A similar arrangement was later used with the German-built Zwillinge locomotives which saw service on the military-built narrow gauge Feldbahn railway lines in German South West Africa and other German territories, where pairs of individual locomotives lettered A and B were semi-permanently coupled back-to-back.

==Locomotive trials==
The locomotive pair was placed in service between East London and Belstone on the King William's Town line, where they were evaluated during comparative trials with the experimental CGR Fairlie 0-6-0+0-6-0 which was acquired at the same time.

The trials involved running the two types over 32 mi of finished track with an allowed time of 2 hours 40 minutes. This required an average speed of 12 mph, with no time discount granted for watering stops, stops to allow steam pressure to build up or to attend to mechanical problems. The difference in altitude between the starting and terminal stations was 1624.82 ft, the sharpest curve was of 5 ch radius and the steepest gradient was 1 in 40. Each type took three trial trains, running alternately, and both types were worked by one driver and one fireman throughout the trials.

Like the Fairlie, the back-to-back engines performed well on curves. Unlike the Fairlie, however, any imperfections in the track affected them badly, especially while descending down a decline. The back-to-back engines lurched badly and, going down a decline, the trailing engine tended to jerk the leading engine from side to side so severely that power had to be applied to the leading engine in order to keep it steady.

While the poor quality coal from Indwe and Molteno, with a high ash content and a tendency to clinker, had an equally negative effect on the performance of both types, the Fairlie proved to be more economical on coal and water. Only two men were allowed to be working each type during the trials, but on the back-to-back engines this was found to be insufficient since both men were exhausted after the short 32 mi run.

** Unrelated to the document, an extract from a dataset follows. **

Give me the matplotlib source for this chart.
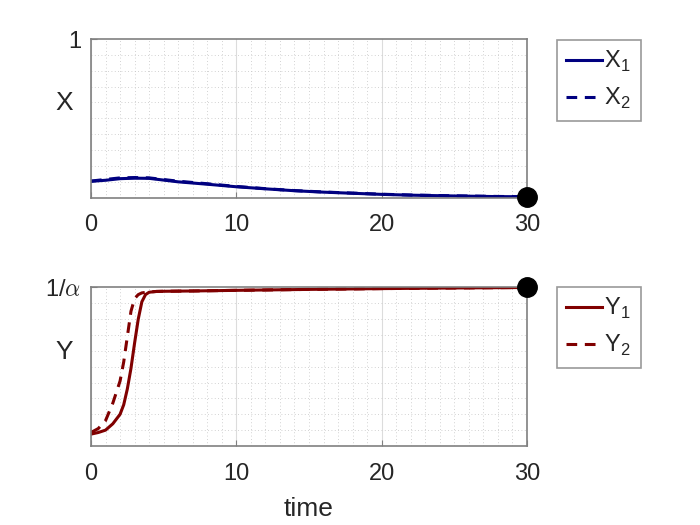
import numpy as np
import matplotlib
matplotlib.use('Agg')
import matplotlib.pyplot as plt
from matplotlib.ticker import MultipleLocator

plt.rcParams['font.family'] = ['Liberation Sans', 'DejaVu Sans']
plt.rcParams['mathtext.fontset'] = 'cm'

# top panel: X1, X2
tx = [0, 1, 2, 3, 4, 6, 8, 10, 12, 14, 16, 18, 20, 22, 25, 28, 30]
x1 = [0.103, 0.110, 0.120, 0.123, 0.122, 0.100, 0.085, 0.069, 0.056, 0.044,
      0.035, 0.028, 0.021, 0.016, 0.011, 0.007, 0.006]
x2 = [0.105, 0.115, 0.125, 0.127, 0.125, 0.104, 0.088, 0.071, 0.057, 0.045,
      0.036, 0.029, 0.022, 0.017, 0.012, 0.008, 0.006]

# bottom panel: Y1, Y2 (scaled so 1 = 1/alpha)
ty1 = [0, 0.5, 1, 1.5, 2, 2.25, 2.5, 2.75, 3, 3.25, 3.5, 3.75, 4, 4.5, 5,
       7, 10, 15, 20, 25, 30]
y1 = [0.075, 0.085, 0.100, 0.140, 0.200, 0.260, 0.360, 0.490, 0.650, 0.800,
      0.910, 0.955, 0.970, 0.975, 0.976, 0.978, 0.982, 0.988, 0.993, 0.997, 1.0]
ty2 = [0, 0.5, 1, 1.5, 2, 2.25, 2.5, 2.75, 3, 3.25, 3.5, 4, 4.5, 5,
       7, 10, 15, 20, 25, 30]
y2 = [0.085, 0.110, 0.160, 0.270, 0.410, 0.530, 0.690, 0.850, 0.930, 0.955,
      0.966, 0.972, 0.975, 0.976, 0.978, 0.982, 0.988, 0.993, 0.997, 1.0]

end_t = 30
end_x = 0.005
end_y = 1.0

xticks = [0, 10, 20, 30]
col_x = '#000080'
col_y = '#800000'
txt = '#262626'
box = '#808080'

fig = plt.figure(figsize=(7, 5.25), dpi=100)
ax1 = fig.add_axes([0.13, 0.6234, 0.6229, 0.3023])
ax2 = fig.add_axes([0.13, 0.1505, 0.6229, 0.3019])


def style(ax, ylab, ytick_lab, ly):
    ax.set_xlim(0, 30)
    ax.set_ylim(0, 1)
    ax.set_xticks(xticks)
    ax.set_yticks([1])
    ax.set_yticklabels([ytick_lab])
    ax.xaxis.set_minor_locator(MultipleLocator(1))
    ax.yaxis.set_minor_locator(MultipleLocator(0.1))
    ax.grid(True, which='major', axis='x', color='#dcdcdc', lw=0.8, ls='-')
    ax.grid(True, which='minor', color='#c4c4c4', lw=0.6, ls=(0, (1, 3)))
    ax.tick_params(which='both', direction='in', colors=box, labelcolor=txt,
                   labelsize=17, length=4, width=0.8)
    ax.tick_params(which='minor', length=0)
    ax.tick_params(axis='x', pad=12)
    ax.tick_params(axis='y', pad=7)
    for s in ax.spines.values():
        s.set_color(box)
        s.set_linewidth(1.2)
    ax.set_ylabel(ylab, rotation=0, fontsize=19, color=txt, va='center')
    ax.yaxis.set_label_coords(-0.062, ly)
    ax.set_axisbelow(True)


ax1.plot(tx, x1, color=col_x, lw=2.2, label=r'X$_{\mathregular{1}}$')
ax1.plot(tx, x2, color=col_x, lw=2.2, ls=(0, (3.5, 2.5)), label=r'X$_{\mathregular{2}}$')
ax1.plot([end_t], [end_x], 'o', color='k', ms=14, clip_on=False, zorder=5)
style(ax1, 'X', '1', 0.597)

ax2.plot(ty1, y1, color=col_y, lw=2.2, label=r'Y$_{\mathregular{1}}$')
ax2.plot(ty2, y2, color=col_y, lw=2.2, ls=(0, (3.5, 2.5)), label=r'Y$_{\mathregular{2}}$')
ax2.plot([end_t], [end_y], 'o', color='k', ms=14, clip_on=False, zorder=5)
style(ax2, 'Y', r'1/$\alpha$', 0.595)
ax2.set_xlabel('time', fontsize=19, color=txt, labelpad=9)

for ax, ypos in [(ax1, 0.9238), (ax2, 0.4533)]:
    lg = ax.legend(loc='upper left', bbox_to_anchor=(0.7957, ypos),
                   bbox_transform=fig.transFigure, fontsize=17, frameon=True,
                   fancybox=False, edgecolor=box, handlelength=1.5,
                   handletextpad=0.1, borderpad=0.4, labelspacing=0.5,
                   borderaxespad=0)
    lg.get_frame().set_linewidth(1.2)
    for t in lg.get_texts():
        t.set_color(txt)

fig.savefig('out.png', dpi=100)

Better results were obtained by separating the back-to-back engines and running them in the conventional double-heading manner with both locomotives facing in the same direction. The downside of this option, however, was that it required two crews.

==Service==
It was eventually decided to separate the locomotives permanently, equip them with tenders and use them as shunting engines. In this configuration and application they performed well enough to remain in service until they were scrapped in 1912.

No photograph has yet been found of these locomotives.